Sunday, December 01, 1996

Midshipman's Hope -- David Feintuch

The cover of Midshipman's Hope - the first in ‘The Seafort Saga' - lauds it as reading 'like a collaboration between Heinlein and C. S. Forester'. This is a remarkably accurate assessment.

Nick Seafort is a well-behaved, law-abiding - and regulation-quoting - midshipman on the USS Hibernia, out of Earth on a seventeen-month voyage to the colony of Hope Nation. Naval officers have to start young, to reduce their risk of contracting melanoma; thus, as in days of old, the midshipmen are teenagers, and Nick, the senior midshipman, has his hands full trying to keep them under control. It would, of course, be unthinkable for him to join in with their foolery. His career is too important to throw away.

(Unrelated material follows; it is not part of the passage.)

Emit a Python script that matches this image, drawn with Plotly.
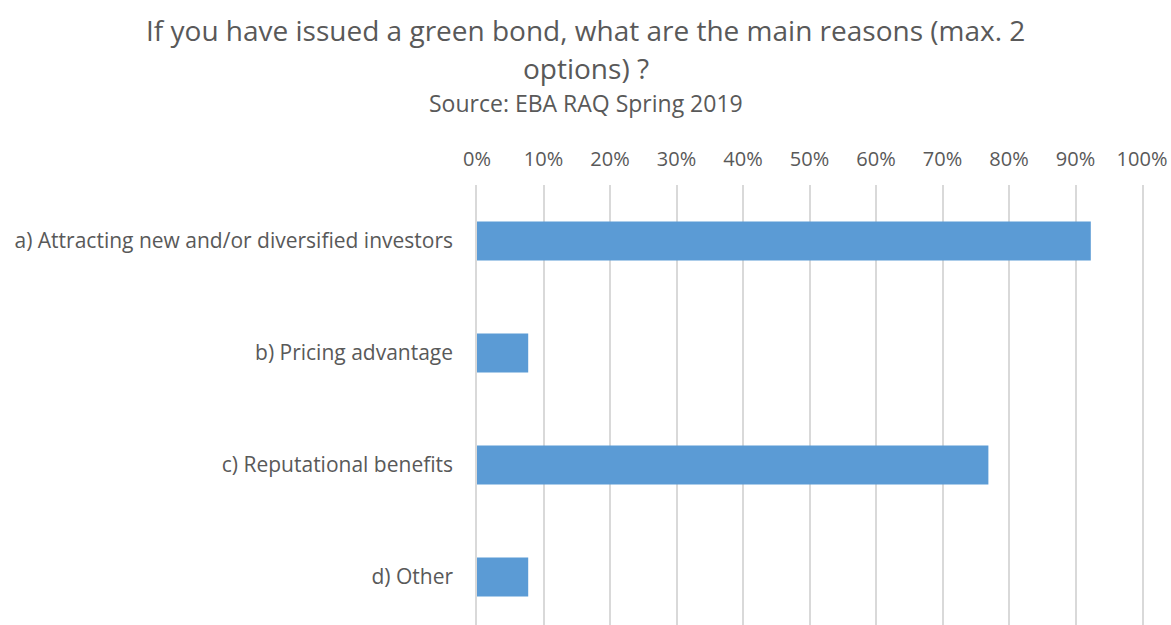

The Navy of 2195 is remarkably like the British Navy of three centuries before; the same rule-bound life aboard, the same mild contempt for civilians, and the same respect for the traditions of the service. Of course there are differences; the grand, Heinleinian scale of the interstellar 'ocean', Nick's familiarity with Amanda (a young, female colonist travelling alone) - but, if anything, this Navy is more God- and regulation-fearing than Nelson's.

Tragedy strikes just when it's too late to turn back to Earth, and Nick unwillingly finds himself in command of the ship - a position that he's the first to admit he is unsuited for. Nevertheless, the rules cannot be broken. Nick must do his best to hold the crew together, cope with an onboard computer whose increasing paranoia makes Clarke's HAL look positively benevolent, and maintain the trust of the colonists - oh, and win the heart of the fair Amanda, of course.

This is a rite-of-passage novel, from Nick's fisticuffs with the quarrelsome Vax who subsequently respects him, to his acceptance that he can never be as perfect as his father would have wished, and his realisation that sometimes rules have to broken and that he needs the courage of his convictions. Another four novels in 'The Seafort Saga' have already been published in the US; it'll be interesting to see if, by the end of the last, Nick Seafort has grown up. Meanwhile, the scenery is interesting, the alien is suitably incomprehensible, and while Feintuch's characters tend towards the two-dimensional, there are flashes of wit and some thoughtful exchanges.